Despite his signing of the
agreement and his effort to polish up his image, he lost a suit in 2009 to get
his job back and was in the middle of an appeal when she wrote her story in
October 2011.
“For him it is strictly a matter
of duty and morality,” she wrote. “RR still collects a disability retirement
pension even though his PTSD has been effectively treated, he says: `I can’t
consciously accept disability benefits if I’m no longer disabled.’ He’s
confident he will win the case and is eager to finish the police officer career
he began over 20 years ago.”
His efforts were rejected in February
2012, fitting in with a time line of her more aggressive moves inside our
officed, suggesting that he was going to use her to get even with the people he
believed responsible for his loss: the Congressman and The Small Man
He had apparently hoped to use the
Virgin Mayor in some way, but the Virgin Mayor’s legal troubles and eventual
arrest in May may have dashed those hopes even as RR got his Master of Science
in criminal justice,
At the time of her October 2011
story, RR was still married and raising two sons, one just one month old.

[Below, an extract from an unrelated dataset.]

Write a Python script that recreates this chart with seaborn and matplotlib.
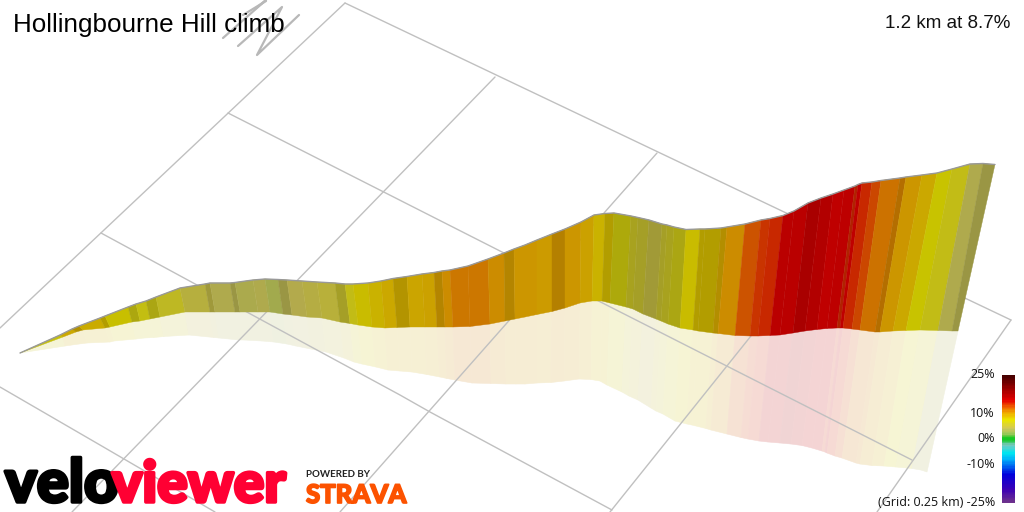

A year later, his wife and kids
are living out of county, and he lived a few blocks from our writer where he
has always lived.
In her most recent poems, she
hints that she had given up on romance while at the same time admits her
prejudice (perhaps on RR’s behalf) as a cry for help in the dark and her need
for affection – all this leading to the question: is he the mastermind, or is
she? Is there relationship personal, or professional?
The Congressman’s PR person
suggested that RR might have been hired to do dirty work for people like the
Neighboring Mayor and that her dislike of the Neighboring Mayor may have more
to do with his unwillingness to fall for her the way other politicians have,
and thus, not succumb to black mail or manipulation the way the Virgin Mayor
may have done.
As pointed out, she still believed
in RR when I talked to her in September, suggesting that she has bought his
line of bullshit.
“He talks a really good game,”
said the Small Man. “But it’s all bullshit.”
The Congressman’s PR person calls
her a black widow, and the one manipulating everything.
If so, she has latched onto RR
with the hope that he may actually take her somewhere, a sad testimony to her
continued poor judgment since she’s ridden failed horses before this, not least
of all, her husband – with whom she stayed with for five years.
What becomes clearer is that her
activities at our office and outside are on RR’s behalf, if not at his bidding,
manipulations she hopes she can help him with.
But it’s a losing game, and in the
end, the more time she spends working on his behalf, the older and less
functional she’ll be when it’s over.
At some point, she will come to
realize – the way she did with the Restaurant in New York that RR can’t take
her where she wants to go.
This may be mutual blindness, she
buying his bullshit to think he’s worth something, he believing she can help
him – when with each move he makes, he becomes less and less credible. Indeed, if
the Virgin Mayor steps down, RR’s political protection will end, which may
cause both she and RR to realize they are both losers.